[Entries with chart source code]

.....

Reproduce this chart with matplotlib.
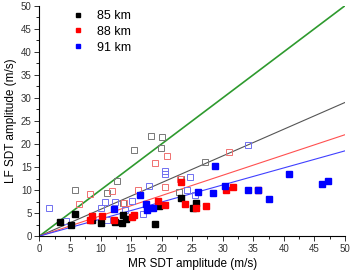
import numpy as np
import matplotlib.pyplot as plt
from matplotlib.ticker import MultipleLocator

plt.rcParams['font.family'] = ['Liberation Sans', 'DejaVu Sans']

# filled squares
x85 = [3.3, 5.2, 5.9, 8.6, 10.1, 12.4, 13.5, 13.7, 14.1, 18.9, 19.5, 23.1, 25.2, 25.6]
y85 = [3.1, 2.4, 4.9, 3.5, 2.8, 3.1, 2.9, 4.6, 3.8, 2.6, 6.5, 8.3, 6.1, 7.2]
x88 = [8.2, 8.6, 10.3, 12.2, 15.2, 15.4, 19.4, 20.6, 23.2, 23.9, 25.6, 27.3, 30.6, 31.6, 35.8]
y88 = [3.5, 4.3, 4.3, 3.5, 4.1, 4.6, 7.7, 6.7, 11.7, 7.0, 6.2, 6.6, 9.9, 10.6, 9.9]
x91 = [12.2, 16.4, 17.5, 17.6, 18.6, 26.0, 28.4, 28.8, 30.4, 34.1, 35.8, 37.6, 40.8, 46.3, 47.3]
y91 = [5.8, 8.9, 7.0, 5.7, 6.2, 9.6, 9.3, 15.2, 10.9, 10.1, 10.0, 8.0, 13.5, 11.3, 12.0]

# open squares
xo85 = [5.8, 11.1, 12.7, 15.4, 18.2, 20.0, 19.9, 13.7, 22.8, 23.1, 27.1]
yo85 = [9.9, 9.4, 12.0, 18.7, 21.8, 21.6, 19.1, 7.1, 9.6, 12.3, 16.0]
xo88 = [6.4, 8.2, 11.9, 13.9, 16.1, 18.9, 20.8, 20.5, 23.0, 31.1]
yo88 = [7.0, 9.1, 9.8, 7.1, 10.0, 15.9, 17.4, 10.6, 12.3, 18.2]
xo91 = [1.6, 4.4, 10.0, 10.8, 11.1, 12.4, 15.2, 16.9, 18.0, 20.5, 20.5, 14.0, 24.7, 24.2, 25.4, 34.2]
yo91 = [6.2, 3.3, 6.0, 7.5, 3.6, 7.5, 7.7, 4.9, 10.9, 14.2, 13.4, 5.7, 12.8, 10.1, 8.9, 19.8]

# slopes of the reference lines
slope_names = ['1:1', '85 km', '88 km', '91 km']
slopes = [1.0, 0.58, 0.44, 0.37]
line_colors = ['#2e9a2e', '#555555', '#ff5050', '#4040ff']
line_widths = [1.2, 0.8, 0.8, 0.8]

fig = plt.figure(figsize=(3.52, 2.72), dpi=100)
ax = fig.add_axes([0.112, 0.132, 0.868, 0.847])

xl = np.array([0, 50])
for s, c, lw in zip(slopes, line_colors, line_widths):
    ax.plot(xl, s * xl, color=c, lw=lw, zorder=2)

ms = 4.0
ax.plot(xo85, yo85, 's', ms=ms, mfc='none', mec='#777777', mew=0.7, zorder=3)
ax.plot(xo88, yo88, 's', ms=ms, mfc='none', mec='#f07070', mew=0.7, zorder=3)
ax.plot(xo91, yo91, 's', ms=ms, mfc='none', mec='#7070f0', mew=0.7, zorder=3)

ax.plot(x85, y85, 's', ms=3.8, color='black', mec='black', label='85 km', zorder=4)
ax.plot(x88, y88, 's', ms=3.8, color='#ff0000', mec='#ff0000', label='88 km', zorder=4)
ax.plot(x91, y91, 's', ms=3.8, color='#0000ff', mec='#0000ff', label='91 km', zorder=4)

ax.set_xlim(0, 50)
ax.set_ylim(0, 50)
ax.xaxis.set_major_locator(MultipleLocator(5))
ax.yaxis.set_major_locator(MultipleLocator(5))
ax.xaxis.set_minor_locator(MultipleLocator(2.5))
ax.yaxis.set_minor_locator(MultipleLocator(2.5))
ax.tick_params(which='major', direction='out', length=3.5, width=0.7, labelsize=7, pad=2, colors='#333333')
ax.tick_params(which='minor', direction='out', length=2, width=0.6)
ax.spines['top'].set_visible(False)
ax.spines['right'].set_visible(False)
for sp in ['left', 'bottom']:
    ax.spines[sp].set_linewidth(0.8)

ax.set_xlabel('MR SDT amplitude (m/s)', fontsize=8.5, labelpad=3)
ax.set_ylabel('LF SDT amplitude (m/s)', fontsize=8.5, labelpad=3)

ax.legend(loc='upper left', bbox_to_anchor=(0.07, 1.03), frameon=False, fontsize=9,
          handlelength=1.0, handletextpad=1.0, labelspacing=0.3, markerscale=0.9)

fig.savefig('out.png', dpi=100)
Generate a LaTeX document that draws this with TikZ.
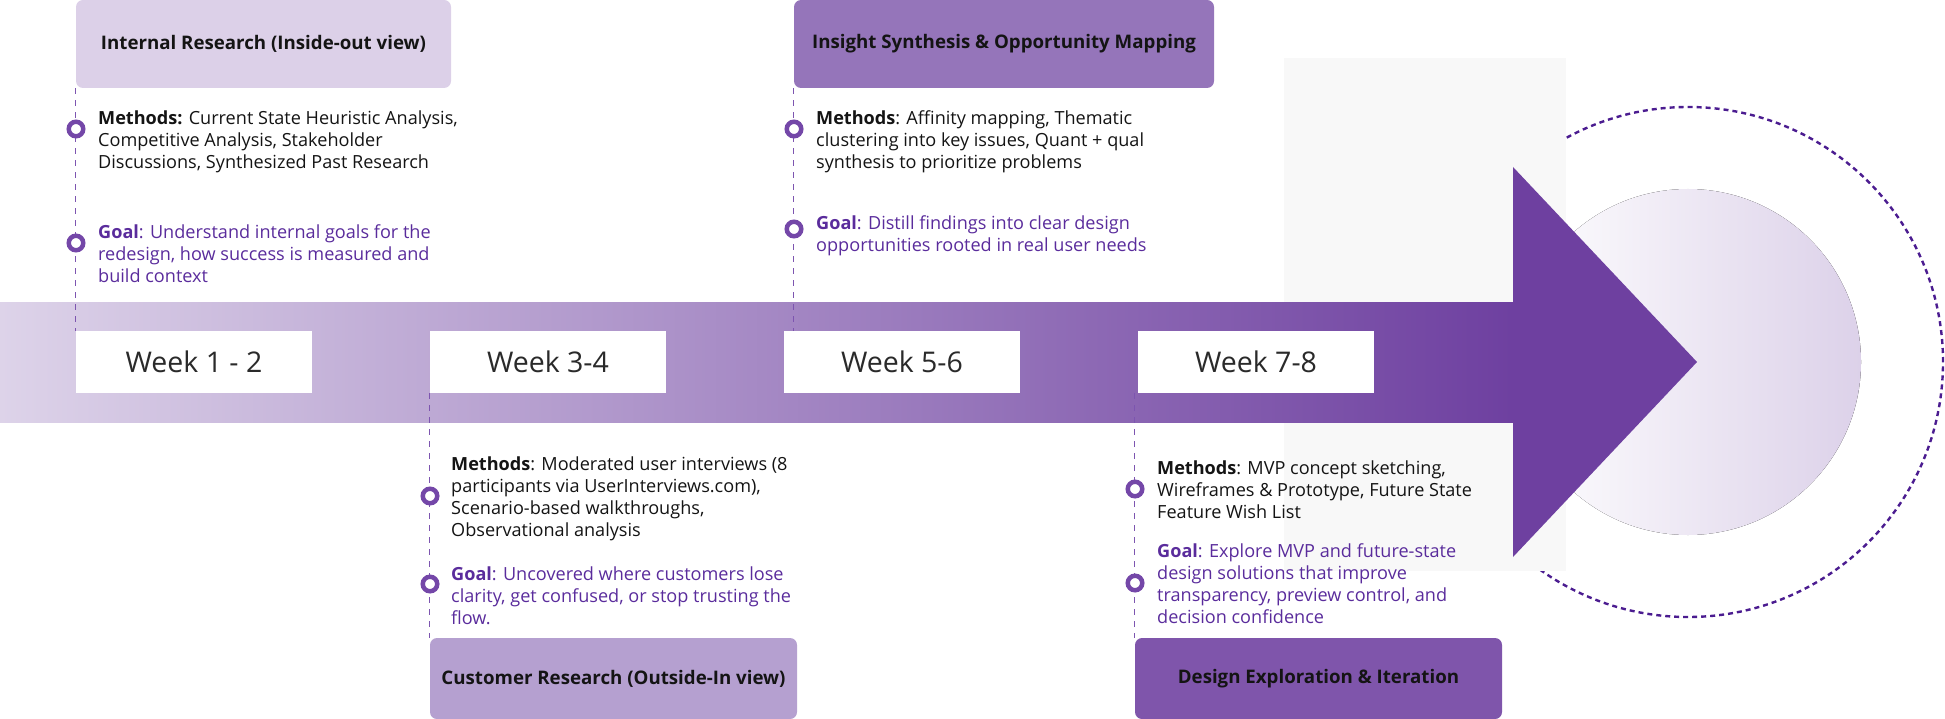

.....

:: DO THIS ::
Without the pictures, repeat the listing above exactly.

:: RESPONSE TO THIS TASK ::
Reproduce this chart with matplotlib.
import numpy as np
import matplotlib.pyplot as plt
from matplotlib.ticker import MultipleLocator

plt.rcParams['font.family'] = ['Liberation Sans', 'DejaVu Sans']

# filled squares
x85 = [3.3, 5.2, 5.9, 8.6, 10.1, 12.4, 13.5, 13.7, 14.1, 18.9, 19.5, 23.1, 25.2, 25.6]
y85 = [3.1, 2.4, 4.9, 3.5, 2.8, 3.1, 2.9, 4.6, 3.8, 2.6, 6.5, 8.3, 6.1, 7.2]
x88 = [8.2, 8.6, 10.3, 12.2, 15.2, 15.4, 19.4, 20.6, 23.2, 23.9, 25.6, 27.3, 30.6, 31.6, 35.8]
y88 = [3.5, 4.3, 4.3, 3.5, 4.1, 4.6, 7.7, 6.7, 11.7, 7.0, 6.2, 6.6, 9.9, 10.6, 9.9]
x91 = [12.2, 16.4, 17.5, 17.6, 18.6, 26.0, 28.4, 28.8, 30.4, 34.1, 35.8, 37.6, 40.8, 46.3, 47.3]
y91 = [5.8, 8.9, 7.0, 5.7, 6.2, 9.6, 9.3, 15.2, 10.9, 10.1, 10.0, 8.0, 13.5, 11.3, 12.0]

# open squares
xo85 = [5.8, 11.1, 12.7, 15.4, 18.2, 20.0, 19.9, 13.7, 22.8, 23.1, 27.1]
yo85 = [9.9, 9.4, 12.0, 18.7, 21.8, 21.6, 19.1, 7.1, 9.6, 12.3, 16.0]
xo88 = [6.4, 8.2, 11.9, 13.9, 16.1, 18.9, 20.8, 20.5, 23.0, 31.1]
yo88 = [7.0, 9.1, 9.8, 7.1, 10.0, 15.9, 17.4, 10.6, 12.3, 18.2]
xo91 = [1.6, 4.4, 10.0, 10.8, 11.1, 12.4, 15.2, 16.9, 18.0, 20.5, 20.5, 14.0, 24.7, 24.2, 25.4, 34.2]
yo91 = [6.2, 3.3, 6.0, 7.5, 3.6, 7.5, 7.7, 4.9, 10.9, 14.2, 13.4, 5.7, 12.8, 10.1, 8.9, 19.8]

# slopes of the reference lines
slope_names = ['1:1', '85 km', '88 km', '91 km']
slopes = [1.0, 0.58, 0.44, 0.37]
line_colors = ['#2e9a2e', '#555555', '#ff5050', '#4040ff']
line_widths = [1.2, 0.8, 0.8, 0.8]

fig = plt.figure(figsize=(3.52, 2.72), dpi=100)
ax = fig.add_axes([0.112, 0.132, 0.868, 0.847])

xl = np.array([0, 50])
for s, c, lw in zip(slopes, line_colors, line_widths):
    ax.plot(xl, s * xl, color=c, lw=lw, zorder=2)

ms = 4.0
ax.plot(xo85, yo85, 's', ms=ms, mfc='none', mec='#777777', mew=0.7, zorder=3)
ax.plot(xo88, yo88, 's', ms=ms, mfc='none', mec='#f07070', mew=0.7, zorder=3)
ax.plot(xo91, yo91, 's', ms=ms, mfc='none', mec='#7070f0', mew=0.7, zorder=3)

ax.plot(x85, y85, 's', ms=3.8, color='black', mec='black', label='85 km', zorder=4)
ax.plot(x88, y88, 's', ms=3.8, color='#ff0000', mec='#ff0000', label='88 km', zorder=4)
ax.plot(x91, y91, 's', ms=3.8, color='#0000ff', mec='#0000ff', label='91 km', zorder=4)

ax.set_xlim(0, 50)
ax.set_ylim(0, 50)
ax.xaxis.set_major_locator(MultipleLocator(5))
ax.yaxis.set_major_locator(MultipleLocator(5))
ax.xaxis.set_minor_locator(MultipleLocator(2.5))
ax.yaxis.set_minor_locator(MultipleLocator(2.5))
ax.tick_params(which='major', direction='out', length=3.5, width=0.7, labelsize=7, pad=2, colors='#333333')
ax.tick_params(which='minor', direction='out', length=2, width=0.6)
ax.spines['top'].set_visible(False)
ax.spines['right'].set_visible(False)
for sp in ['left', 'bottom']:
    ax.spines[sp].set_linewidth(0.8)

ax.set_xlabel('MR SDT amplitude (m/s)', fontsize=8.5, labelpad=3)
ax.set_ylabel('LF SDT amplitude (m/s)', fontsize=8.5, labelpad=3)

ax.legend(loc='upper left', bbox_to_anchor=(0.07, 1.03), frameon=False, fontsize=9,
          handlelength=1.0, handletextpad=1.0, labelspacing=0.3, markerscale=0.9)

fig.savefig('out.png', dpi=100)
Generate a LaTeX document that draws this with TikZ.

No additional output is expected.